Previous clinical studies have observed that survivors of the sudden, widespread lung damage from acute respiratory distress syndrome (ARDS)—one of the symptoms of the H1N1 swine flu pandemic—can fully recover lung function in just six months. In this current report, collaborative research teams from Singapore and New England showed in animal studies that a lung stem cell population, dubbed p63+Krt5+, was essential for regeneration after lung damage caused by H1N1 infection. Using a sophisticated genetic technique, the team tracked these p63+Krt5+ cells following infection-induced lung damage. In 15 days after infection, and even more so by day 60, the stem cells clearly had expanded, migrated into the damaged regions of the lungs, and begun assembling into new alveoli. In non-infected animals these results weren’t observed.
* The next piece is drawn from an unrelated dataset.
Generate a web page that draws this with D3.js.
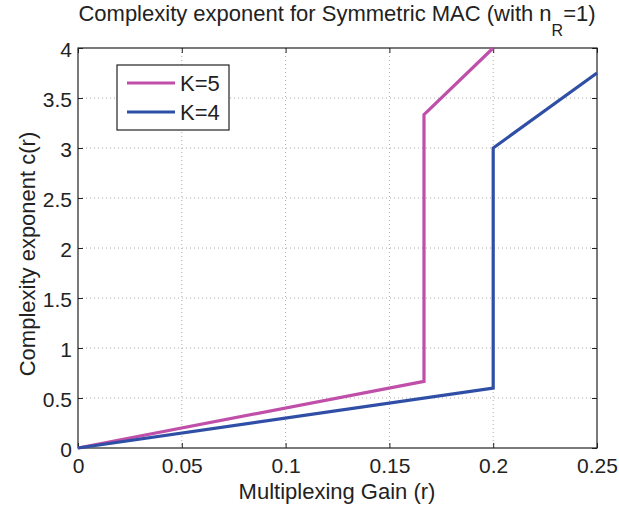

To make sure these results were specifically due to the p63+Krt5+ cells, the researchers reached into their genetic toolbox again to enable them to kill off just the p63+Krt5+ cells during this experiment. Now, when the infection-induced lung damage was repeated no lung regeneration was seen, resulting in lung scarring and poor oxygen capacity in the animals. Their follow up experiment was the most intriguing: again, the p63+Krt5+ stem cell kill off and infection-induced lung damage was repeated but this time p63+Krt5+ stem cells grown in the lab were transplanted to the lungs. Following transplant, lung regeneration was restored and the stem cells matured into alveolar cells, which are components of the lung air sacs.

The existence of these lung stem cells and their role in lung regeneration is bolstered by an independent UCSF study, reporting in the same issue of Nature, that show the cells’ ability to migrate to the site of injury and contribute to healing. They include fascinating video microscopy of the stem cells’ migration into the lung tissue.

All of these results suggest a new avenue to explore for treating deadly lung diseases like COPD, which killed an estimated 3 million people worldwide in 2012. Patricia Inacio, writing for Lung Disease News, summed it up this way:

“Enhancing this ability of the lungs to regenerate after an injury can aid in the treatment of a wide range of pulmonary diseases. This study opens up new therapeutic possibilities, especially with the stem cell-based therapies for a variety of diseases.”